Lambert's class tours South to examine life, legacy of Martin Luther King Jr.

Martin Luther King Jr. leads protest march

Hanover College President Lake Lambert will lead a nine-day spring-term course trip through the South to examine the life, ministry and leadership of Dr. Martin Luther King Jr. Four days of the excursion will be spent in the Mississippi Delta.

The trip, spanning May 12-20, will delve into the personal, social and theological influences on King’s leadership, theology and ministry, as well as the history and foundations of the modern civil rights movement. The group will travel to related sites and museums in Georgia, Alabama, Mississippi and Tennessee. The students will also participate in a community-service project in Clarksdale, Miss.

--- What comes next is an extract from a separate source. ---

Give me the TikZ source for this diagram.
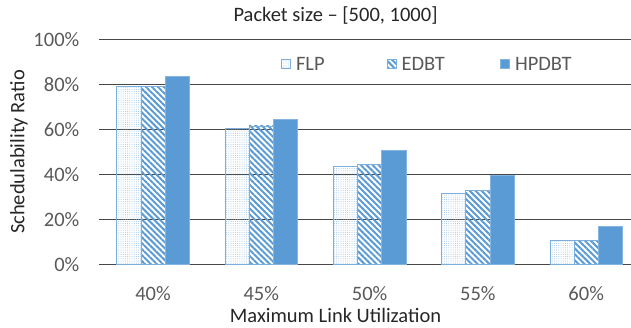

Lambert, in his second year as Hanover’s president, also serves as professor of theological studies at the College and has a personal interest in King’s life. He previously worked for the National Park Service doing research for the Selma-to-Montgomery, Ala., National Historic Trail. He began teaching a course about King while a professor of religion at Wartburg College.

In addition to the classroom aspect of the journey, Hanover alumni, family and friends are invited to join Lambert and the students May 17-20 for discussion and fellowship at a variety of destinations in Memphis, Tenn., and Clarksdale, Miss.

An opening reception will be held, Wednesday, May 17, at The Peabody Hotel in Memphis, Tenn. The event will begin at 6:30 p.m. CT in the lobby of the famed hotel.

The activities shift to Clarksdale, Thursday, May 18, through Saturday, May 20.

Three featured speakers will highlight lunch at Stone Pony Pizza’s Tack Room May 18. Bill Luckett, mayor of Clarksdale, Brad Fair of the Clarksdale City Council and Amanda Richardson, executive director of the Delta Regional Authority, will address guests during an event that runs from 11:30 a.m.-1:30 p.m.

Later that day, Roger Stolle, owner of Cathead Delta Blues & Folk Art, will present an introduction to blues and cultural tourism. The session will run from 3-5:30 p.m. at the New Roxy Theater.

Ellen B. Meacham, an author and University of Mississippi professor, will be the featured speaker during breakfast, Friday, May 19. Meacham will address Senator Robert F. Kennedy’s visit to the Delta 50 years ago. The event will be held at Our Grandma’s Pancake House at 8:30 a.m. The meal will be followed by a visit to the Metropolitan Missionary Baptist Church from 10:30-noon

The Hanover students will participate in a community-service project from 1-4 p.m. in downtown Clarksdale. Alumni and friends may join the effort or use the time to further explore Clarksdale.

That evening, the Hanover students and guests will attend a fish fry on the banks of the Mississippi River. Dinner will begin at 6 p.m.

The class will return to Memphis, Saturday, May 20, for its final day of activities. The students and guests will spend the afternoon visiting sites such as the National Civil Rights Museum, Memphis Rock N’ Soul Museum, Sun Studio and Stax Museum of American Soul Music.